Selon Francisco José Clemente qui est également membre du Centre international pour l’identification de migrants disparus (CIPIMD), les arrivées en provenance d’Algérie ont beaucoup augmenté. «Principalement les jours de beau temps. Mais ce flux reste important même durant les journées venteuses et de mer agitée», explique-t-il. Et de préciser : «Le drame est l’augmentation du nombre de morts : on enregistre des centaines de disparus/décédés cette année».
En une semaine seulement, pas moins de 40 embarcations sont parties depuis les côtes algériennes en direction de la péninsule Ibérique, une vingtaine rien que pour Almería. «Du jamais-vu», relève Francisco, qui constatait déjà une hausse du nombre de traversées en fin d’année.
Mais qu’est-ce qui pousse les jeunes Algériens à vouloir quitter leur pays, au péril de leur vie ? «La désillusion» et «le désespoir», mentionne la Ligue algérienne de défense des droits de l'Homme (LADDH). «Le phénomène de la «harga» (migration irrégulière) est appelé à s'amplifier au fur et à mesure que le désespoir gagne la société après toutes les tentatives d’avortement du rêve algérien pour le changement suscité par le Hirak», martèle Saïd Salhi, vice-président de la LADDH dans un post sur sa page Facebook.
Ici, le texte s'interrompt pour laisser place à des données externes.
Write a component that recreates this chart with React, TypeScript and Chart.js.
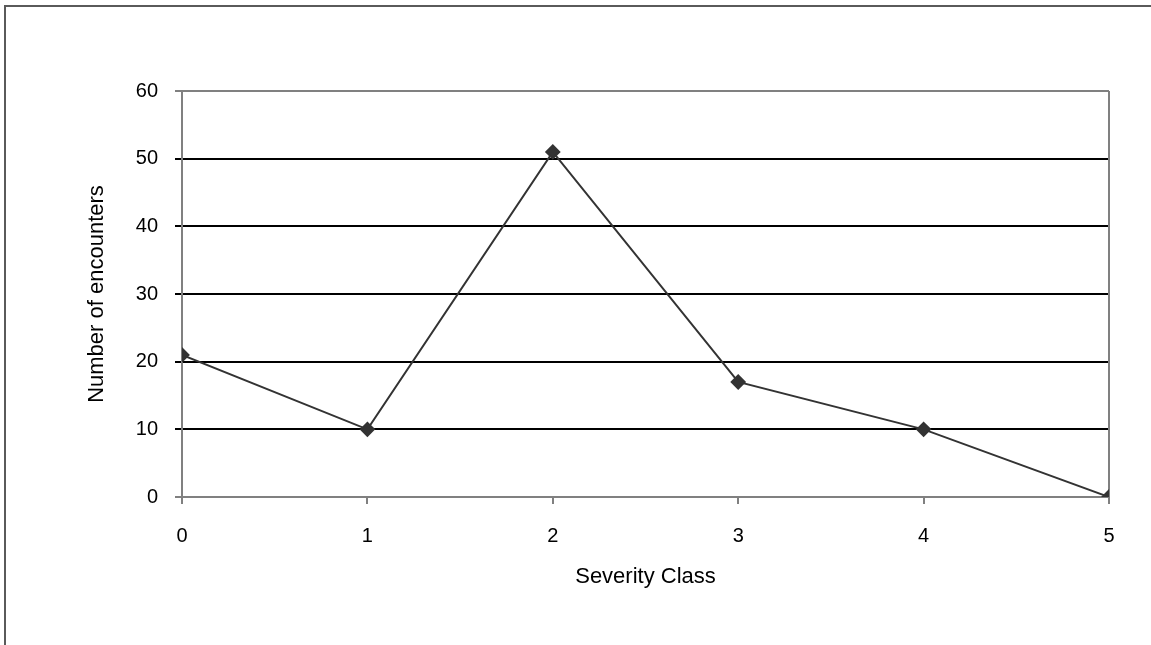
import React, { useEffect, useRef } from "react";
import { Chart, registerables } from "chart.js";

Chart.register(...registerables);

const severityClasses = [0, 1, 2, 3, 4, 5];
const encounters = [21, 10, 51, 17, 10, 0];
const yTickValues = [0, 10, 20, 30, 40, 50, 60];
const xTitle = "Severity Class";
const yTitle = "Number of encounters";

const FONT_FAMILY = "'Liberation Sans', Arial, Helvetica, sans-serif";

export default function App() {
  const ref = useRef<HTMLCanvasElement>(null);

  useEffect(() => {
    if (!ref.current) return;
    const font = { family: FONT_FAMILY, size: 20 };
    const titleFont = { family: FONT_FAMILY, size: 22 };
    const plotFrame = {
      id: "plotFrame",
      beforeDatasetsDraw(chart: any) {
        const { ctx, chartArea } = chart;
        ctx.save();
        ctx.strokeStyle = "#808080";
        ctx.lineWidth = 2;
        ctx.beginPath();
        ctx.moveTo(chartArea.right, chartArea.top);
        ctx.lineTo(chartArea.right, chartArea.bottom);
        ctx.stroke();
        ctx.restore();
      },
    };
    const chart = new Chart(ref.current, {
      type: "line",
      data: {
        datasets: [
          {
            data: severityClasses.map((x, i) => ({ x, y: encounters[i] })),
            borderColor: "#333333",
            backgroundColor: "#333333",
            borderWidth: 2,
            pointStyle: "rectRot",
            pointRadius: 6.5,
            pointBackgroundColor: "#333333",
            pointBorderColor: "#333333",
            tension: 0,
          },
        ],
      },
      options: {
        responsive: false,
        animation: false,
        layout: { padding: { left: 80, top: 91, right: 42, bottom: 48 } },
        plugins: { legend: { display: false }, tooltip: { enabled: false } },
        scales: {
          x: {
            type: "linear",
            min: 0,
            max: 5,
            afterFit(scale: any) {
              scale.height = 100;
            },
            ticks: {
              stepSize: 1,
              color: "#000",
              font,
              padding: 20,
              maxRotation: 0,
            },
            grid: {
              drawOnChartArea: false,
              drawTicks: true,
              tickLength: 7,
              color: "#808080",
              lineWidth: 2,
            },
            border: { display: true, color: "#808080", width: 2 },
            title: {
              display: true,
              text: xTitle,
              color: "#000",
              font: titleFont,
              padding: { top: 0, bottom: 7 },
            },
          },
          y: {
            type: "linear",
            min: 0,
            max: 60,
            afterFit(scale: any) {
              scale.width = 102;
            },
            afterBuildTicks(scale: any) {
              scale.ticks = yTickValues.map((v) => ({ value: v }));
            },
            ticks: {
              color: "#000",
              font,
              padding: 17,
            },
            grid: {
              drawTicks: true,
              tickLength: 7,
              lineWidth: 2,
              color: (c: any) =>
                c.tick && (c.tick.value === 0 || c.tick.value === 60) ? "#808080" : "#000000",
            },
            border: { display: true, color: "#808080", width: 2 },
            title: {
              display: true,
              text: yTitle,
              color: "#000",
              font: titleFont,
              padding: { top: 4, bottom: 0 },
            },
          },
        },
      },
      plugins: [plotFrame],
    });
    return () => chart.destroy();
  }, []);

  return (
    <div
      style={{
        position: "fixed",
        left: 0,
        top: 0,
        width: 1151,
        height: 645,
        overflow: "hidden",
        background: "#fff",
      }}
    >
      <div
        style={{
          position: "absolute",
          left: 4,
          top: 5,
          width: 1300,
          height: 800,
          border: "2px solid #5a5a5a",
          boxSizing: "border-box",
        }}
      />
      <canvas
        ref={ref}
        width={1151}
        height={645}
        style={{ position: "absolute", left: 0, top: 0, width: 1151, height: 645 }}
      />
    </div>
  );
}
Selon lui, il s'agit d'une «situation tout à fait prévisible». Faute de pouvoir migrer légalement en Europe, tous les moyens sont utilisés pour rejoindre l'autre rive de la Méditerranée, seule issue pour espérer sortir de la pauvreté et fuir la répression pour nombre d’Algériens.
«Je parle avec plusieurs migrants dès qu’ils sont libérés par les autorités espagnoles», souligne Francisco Jose Clemente. «Il ressort de ces échanges que ces personnes quittent leur pays à cause de la mauvaise gouvernance, d’une existence sans perspective, du chômage, du manque de soins… Ils veulent venir en Espagne pour vivre normalement et aider financièrement leurs familles. Bien que ce ne soit pas facile, beaucoup y croient. Mais le fait est là : ils préfèrent mourir en mer plutôt que dans leur pays», précise-t-il.
Pour Mohamed, arrivé clandestinement en Espagne, il y a de cela deux ans, il a traversé la Méditerranée pour avoir accès à des soins corrects, car il souffre d’insuffisance rénale et doit être traité par dialyse. «Le président Tebboune se fait soigner en Allemagne et moi, je dois rester mourir dans le pays ?», se demande-t-il dans des déclarations à la presse espagnole. Et de souligner : «Pour moi, l'Algérie, c’est fini. C’est mon pays, je l’aime, mais il ne nous a rien donné. Je préférais mourir en mer plutôt que de vivre là-bas».
Phénomène nouveau: les femmes et les enfants sont de plus en plus nombreux à risquer leur vie pour traverser la Méditerranée. «Ce nouveau phénomène de «harraga familiale» avec «des femmes enceintes, des bébés et des personnes handicapées nous renseigne sur le degré de désespoir en Algérie», analyse le vice-président de la Ligue algérienne de défense des droits de l’Homme. «Quand des parents partent avec leurs enfants, c’est généralement dans l’idée de leur offrir un meilleur avenir», ajoute-t-il.
Outre les jeunes et les familles les plus démunies, la classe moyenne algérienne est de plus en plus encline à quitter le pays afin de fuir le mal vivre et la crise que traverse le pays, depuis plusieurs années. La recrudescence des flux de migrants irréguliers est, en effet, le signe de la profonde crise économique et sociale et l’expression du ras-le-bol d’un peuple désespéré. Privés de perspective et ne croyant plus pouvoir trouver leur place dans leur propre pays, de nombreux Algériens, désorientés et désemparés, ont fini par opter pour le choix du pire en cherchant à fuir un avenir sombre vers un autre incertain.